04 / Fullstack
Data Exploration & Reasoning Benchmark

01 / Overview
eda-bench is a research-grade benchmarking site for evaluating how effectively large language models explore and reason about data, with a live leaderboard, task registry, and documentation in one cohesive interface.
02 / The Challenge
The project needed a public home that could present complex benchmark results in a way that researchers and practitioners could actually use. That meant clear visualizations, a browsable task registry, and proper citation tooling — all without overwhelming visitors or sacrificing speed.
03 / The Approach
I built a Next.js 16 App Router site with an animated leaderboard, GitHub-backed task registry, and MDX-powered docs. Recharts and GSAP handle agent performance visualizations, while a shared design system built on shadcn/ui ensures the homepage, tasks, registry, docs, and contributors pages all feel like one product.
04 / Features
Animated agent performance leaderboard that highlights model, organization, score, and task coverage with smooth GSAP-powered transitions.

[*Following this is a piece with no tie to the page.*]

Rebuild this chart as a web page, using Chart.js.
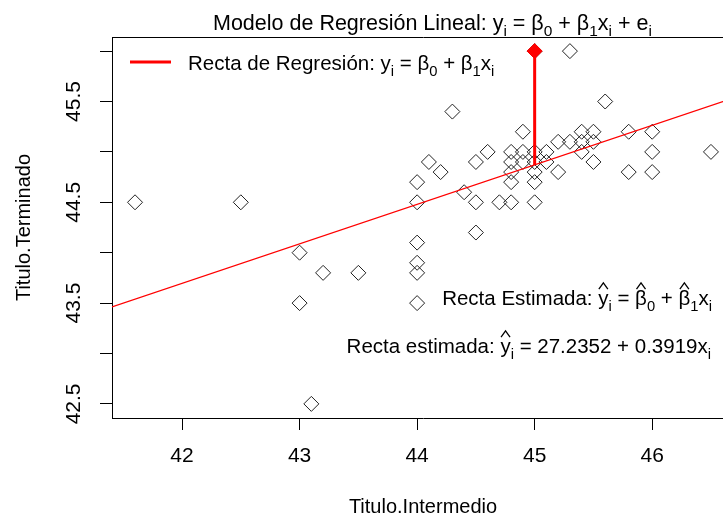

Filterable task browser sourced from GitHub, organized by domain so researchers can quickly see what each benchmark covers.
MDX documentation for installation, CLI usage, and first steps, sharing navigation and styling with the rest of the site.
One-click copy for plain text and BibTeX citations plus a contributors page that makes the project easy to reference and extend.
05 / Screens







06 / Outcomes
Single surface
Leaderboard, tasks, docs, and contributors all live under one consistent design system.
Research-ready
Built to support papers, talks, and community contributions rather than just a marketing page.